Editorial: Is there something in the water? The secrets to Sweden’s musical success
We seem to be infiltrated with Swedish music as of late – just as SHM’s reign is coming to an end, Prydz has moved to the US to fill the Swedish void. You’ve read it as many times as I’ve written it: another Swedish sensation graces the dance music world with yet another groundbreaking production. Not to mention, the countless number of influential producers from Avicii and Dada Life to Dahlback and Alesso, etc. In fact, Sweden is the third largest exporter of music in the world behind the US and UK. It’s perplexing how such a tiny country – a population total of only one million more than New York City – can churn out so many success stories. What is Sweden’s secret to musical success?

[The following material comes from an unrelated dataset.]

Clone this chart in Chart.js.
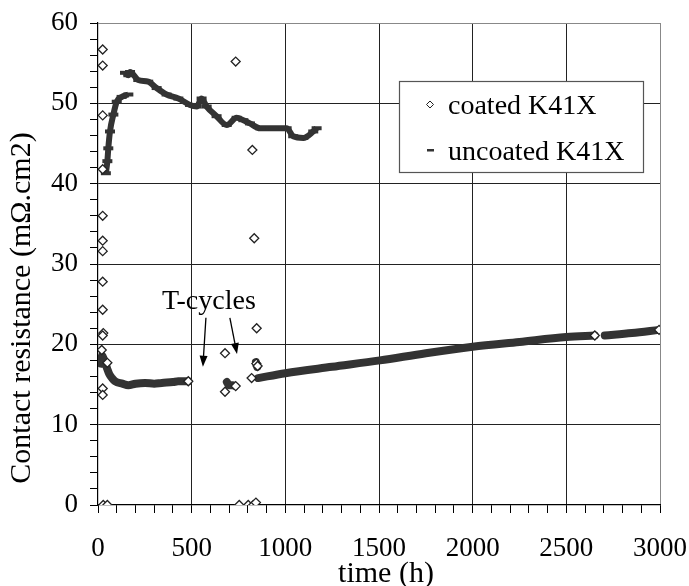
<!DOCTYPE html>
<html>
<head>
<meta charset="utf-8">
<script src="https://cdn.jsdelivr.net/npm/chart.js@4.4.0/dist/chart.umd.min.js"></script>
<style>
  body { margin: 0; background: #fff; }
</style>
</head>
<body>
<canvas id="chart" width="689" height="586"></canvas>
<script>
// values: time in h, resistance in mOhm.cm2

// coated K41X - single diamonds
const coatedTime = [25, 25, 25, 25, 25, 25, 25, 25, 25, 28, 25, 20, 25, 25, 50, 28, 50, 482,
                    678, 678, 735, 735, 824, 834, 847, 845, 852, 820, 754, 802, 829, 843, 2652, 2995];
const coatedRes  = [56.7, 54.7, 48.5, 41.8, 36.0, 32.9, 31.6, 27.8, 24.3, 21.4, 21.1, 19.3, 14.5, 13.7, 17.7, 0, 0, 15.4,
                    18.9, 14.1, 14.8, 55.2, 44.2, 33.2, 22.0, 17.6, 17.3, 15.8, 0, 0, 0, 0.3, 21.1, 21.8];

// coated K41X - dense runs of points (drawn as a band)
const coatedRunA_t = [15, 22, 30, 40, 50, 60, 75, 91, 130, 162, 200, 251, 300, 340, 400, 428, 482];
const coatedRunA_v = [17.6, 18.6, 18.2, 17.6, 16.9, 16.3, 15.8, 15.4, 15.1, 14.9, 15.1, 15.2, 15.1, 15.2, 15.3, 15.4, 15.4];
const coatedRunB_t = [688, 700, 720, 731];
const coatedRunB_v = [15.3, 14.9, 14.9, 14.8];
const coatedRunC_t = [843, 850];
const coatedRunC_v = [17.8, 17.2];
const coatedRunD_t = [855, 1000, 1250, 1505, 1750, 2000, 2250, 2500, 2652];
const coatedRunD_v = [15.8, 16.4, 17.2, 18.0, 18.9, 19.7, 20.3, 20.9, 21.1];
const coatedRunE_t = [2705, 2850, 2995];
const coatedRunE_v = [21.1, 21.4, 21.8];

// uncoated K41X
const uncoatedRiseT = [42, 50, 55, 64, 82, 100, 126, 162];
const uncoatedRiseV = [41.3, 42.8, 44.4, 46.5, 48.6, 50.2, 50.8, 51.1];
const uncoatedT = [144, 162, 171, 215, 268, 313, 366, 429, 491, 527, 553, 580, 633, 687, 740, 776, 811,
                   865, 936, 1007, 1042, 1096, 1149, 1167];
const uncoatedV = [53.8, 53.5, 53.9, 52.9, 52.7, 51.9, 51.1, 50.6, 49.8, 49.6, 50.6, 49.6, 48.4, 47.3, 48.2, 47.9, 47.5,
                   46.9, 46.9, 46.9, 45.9, 45.7, 46.5, 46.9];

// axis ticks
const xMax = 3000, xStep = 100, xLabelEvery = 500;
const yMax = 60, yStep = 2, yLabelEvery = 10;

const xTitle = 'time (h)';
const yTitle = 'Contact resistance (mΩ.cm2)';

// annotation (data coordinates)
const noteText = 'T-cycles';
const notePos = [592, 24.4];
const noteArrows = [
  { from: [576, 23.3], to: [560, 17.2] },
  { from: [704, 23.3], to: [742, 18.8] }
];

const legendLabels = ['coated K41X', 'uncoated K41X'];

const FONT = 'Liberation Serif, Times New Roman, serif';
const INK = '#333';
const GRID = '#222';

const pts = (xs, ys) => xs.map((x, i) => ({ x: x, y: ys[i] }));

function band(xs, ys) {
    return {
        data: pts(xs, ys),
        showLine: true,
        borderColor: INK,
        borderWidth: 8,
        borderCapStyle: 'round',
        cubicInterpolationMode: 'monotone',
        pointRadius: 0,
        order: 2
    };
}

function uncoated(xs, ys) {
    return {
        data: pts(xs, ys),
        showLine: true,
        borderColor: INK,
        backgroundColor: INK,
        borderWidth: 6,
        cubicInterpolationMode: 'monotone',
        pointStyle: 'line',
        pointRadius: 5,
        pointBorderWidth: 4,
        order: 3
    };
}

// legend box, T-cycles note and axis titles
const extras = {
    id: 'extras',
    afterDatasetsDraw(chart) {
        const ctx = chart.ctx;
        const xs = chart.scales.x, ys = chart.scales.y;
        ctx.save();

        // note
        ctx.font = '28px ' + FONT;
        ctx.fillStyle = '#000';
        ctx.textAlign = 'center';
        ctx.textBaseline = 'alphabetic';
        ctx.fillText(noteText, xs.getPixelForValue(notePos[0]), ys.getPixelForValue(notePos[1]));

        ctx.strokeStyle = '#000';
        ctx.lineWidth = 1.3;
        noteArrows.forEach(a => {
            const x1 = xs.getPixelForValue(a.from[0]), y1 = ys.getPixelForValue(a.from[1]);
            const x2 = xs.getPixelForValue(a.to[0]), y2 = ys.getPixelForValue(a.to[1]);
            const ang = Math.atan2(y2 - y1, x2 - x1);
            ctx.beginPath();
            ctx.moveTo(x1, y1);
            ctx.lineTo(x2 - 8 * Math.cos(ang), y2 - 8 * Math.sin(ang));
            ctx.stroke();
            ctx.beginPath();
            ctx.moveTo(x2, y2);
            ctx.lineTo(x2 - 11 * Math.cos(ang) + 4 * Math.sin(ang), y2 - 11 * Math.sin(ang) - 4 * Math.cos(ang));
            ctx.lineTo(x2 - 11 * Math.cos(ang) - 4 * Math.sin(ang), y2 - 11 * Math.sin(ang) + 4 * Math.cos(ang));
            ctx.closePath();
            ctx.fillStyle = '#000';
            ctx.fill();
        });

        // legend
        const bx = 399, by = 81, bw = 244, bh = 91;
        ctx.fillStyle = '#fff';
        ctx.fillRect(bx, by, bw, bh);
        ctx.strokeStyle = '#555';
        ctx.lineWidth = 1.2;
        ctx.strokeRect(bx + 0.5, by + 0.5, bw, bh);

        ctx.beginPath();
        ctx.moveTo(430, 101); ctx.lineTo(433.5, 104.5); ctx.lineTo(430, 108); ctx.lineTo(426.5, 104.5);
        ctx.closePath();
        ctx.lineWidth = 1;
        ctx.strokeStyle = '#222';
        ctx.stroke();
        ctx.fillStyle = INK;
        ctx.fillRect(427, 149, 7, 2.5);

        ctx.font = '28px ' + FONT;
        ctx.fillStyle = '#000';
        ctx.textAlign = 'left';
        ctx.fillText(legendLabels[0], 448, 114);
        ctx.fillText(legendLabels[1], 448, 160);

        // axis titles
        ctx.font = '30px ' + FONT;
        ctx.textAlign = 'center';
        ctx.textBaseline = 'middle';
        ctx.fillText(xTitle, 386, 574);
        ctx.translate(22, 308);
        ctx.rotate(-Math.PI / 2);
        ctx.fillText(yTitle, 0, 0);
        ctx.restore();
    }
};

new Chart(document.getElementById('chart'), {
    type: 'scatter',
    data: {
        datasets: [
            {
                label: legendLabels[0],
                data: pts(coatedTime, coatedRes),
                pointStyle: 'rectRot',
                pointRadius: 4.5,
                pointBorderWidth: 1.3,
                borderColor: '#222',
                backgroundColor: '#fff',
                order: 1
            },
            band(coatedRunA_t, coatedRunA_v),
            band(coatedRunB_t, coatedRunB_v),
            band(coatedRunC_t, coatedRunC_v),
            band(coatedRunD_t, coatedRunD_v),
            band(coatedRunE_t, coatedRunE_v),
            uncoated(uncoatedRiseT, uncoatedRiseV),
            uncoated(uncoatedT, uncoatedV)
        ]
    },
    options: {
        responsive: false,
        animation: false,
        layout: { padding: { top: 23, right: 29, left: 0, bottom: 0 } },
        plugins: {
            legend: { display: false },
            tooltip: { enabled: false }
        },
        scales: {
            x: {
                type: 'linear',
                min: 0,
                max: xMax,
                afterFit: s => { s.height = 81; s.paddingLeft = 0; s.paddingRight = 0; },
                ticks: {
                    stepSize: xStep,
                    autoSkip: false,
                    maxRotation: 0,
                    padding: 20,
                    color: '#000',
                    font: { family: FONT, size: 27 },
                    callback: v => (v % xLabelEvery === 0 ? v : '')
                },
                grid: {
                    color: c => (c.tick.value % xLabelEvery !== 0 || c.tick.value === 0) ? 'rgba(0,0,0,0)'
                        : (c.tick.value === xMax ? '#888' : GRID),
                    tickColor: '#000',
                    tickLength: 8
                },
                border: { color: '#000', width: 1.2 }
            },
            y: {
                min: 0,
                max: yMax,
                afterFit: s => { s.width = 98; s.paddingTop = 0; s.paddingBottom = 0; },
                ticks: {
                    stepSize: yStep,
                    autoSkip: false,
                    padding: 12,
                    color: '#000',
                    font: { family: FONT, size: 27 },
                    callback: v => (v % yLabelEvery === 0 ? v : '')
                },
                grid: {
                    color: c => (c.tick.value % yLabelEvery !== 0 || c.tick.value === 0) ? 'rgba(0,0,0,0)'
                        : (c.tick.value === yMax ? '#888' : GRID),
                    tickColor: '#000',
                    tickLength: 8
                },
                border: { color: '#000', width: 1.2 }
            }
        }
    },
    plugins: [extras]
});
</script>
</body>
</html>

I’ve been living in Stockholm for seven months now, which has allowed me to begin to understand the culture surrounding music. Below are my observations which have been Swede-proofed for validity.
It’s Dark – Stockholm has an average of 34 hours of sunlight in December, compare that to 219 in LA. During the darkest days of the winter, the sun goes down around 2:45pm. This means you can sense the sky getting dark around 2:15pm. While this may seem depressing (and it is), it does increase productivity tenfold. There isn’t much for aspiring producers to do during those long, cold, dark nights than sit in a cozy studio and perfect their sound.
Lunch Time Raves – In Stockholm, no matter what day of the week it is, there are upcoming DJs playing in venues ranging from swanky hotel lounges to run-of-the-mill pizza parlors and outdoor terrassens. Notice I said day not night. A popular phenomenon introduced a few years ago are lunchtime raves — also known as, heaven on earth. The Swedes leave their sad little cubes at noon in order to go dance like crazy in the midst of their sweaty, sober co-workers. The daytime clubs are fixed with strobe lights, smoke machines, pounding house music and of course, a lunch buffet. This practice gained so much attention that in 2011, “lunch disco” was officially recognized as a new word by the Swedish Language Council. So while the Spaniards are taking their siestas, the Swedes are raving.
Lagom – The Swedes are commonly working towards a goal of “lagom” which is defined as “in moderate balance,” or “not too much or too little.” Swedes pride themselves on equality – it is considered ideal to be modest and avoid extremes. High income tax and good social benefits are provided to minimize class differences and provide a state of lagom for all. Musicians are able to achieve their fullest potential since all basic needs such as education and health care are provided for. Sweden has one of the highest levels of education since university is free (read: paid by taxes), which makes music engineering and tech classes readily available for all curious music producers. The country’s Socialist leanings have all but removed most of the financial barriers to entry that an aspiring producer in the States would face – starving artists can invest in synthesizers instead of insurance.
Technology-driven – Sweden is third, behind only Israel and Finland, when it comes to research and development spending as a percentage of GDP. In other words, they spend a ton of money on innovation. This has garnered support for startups like the music-streaming platform Spotify, internet phone-service Skype, and our lifeline Soundcloud. It is also one of the most digitally connected countries with the highest broadband coverage in the world. Sharing music and ideas is inevitable. It’s obvious musicians introduce this inventive mindset into their work — forever developing genre-defying sounds by harnessing the best in technology.
Musical Influence – The Swedes have a folk song for every occasion, whether it be midsummer celebration, a dinner toast, or a festive holiday. The melodic tunes are embedded in everyday life, so much so that Sweden has the highest number of choirs per capita in the world. Music is supported through funds for music classes, municipal music schools and music study circles. They also have great role-models such as ABBA and Robyn, not to mention famed pop songwriters such as Max Martin responsible for legendary hits like “Quit Playing Games (With my Heart)” and “…Baby One More Time.” Sweden has a tiny music market compared to the US. Here, everyone knows everyone so it’s easier to make connections and forge relationships with key players in the industry.
Whether the formula for success is embedded in the reasons above or shaped on an individual basis, it’s hard to say. Regardless, I believe Swedish people are an incredibly hard working, talented and beautiful bunch. Above all, they dominate the dance music landscape because of a deep, unmatched passion for music – a passion that will allow them to innovate and triumph for years to come. Skål!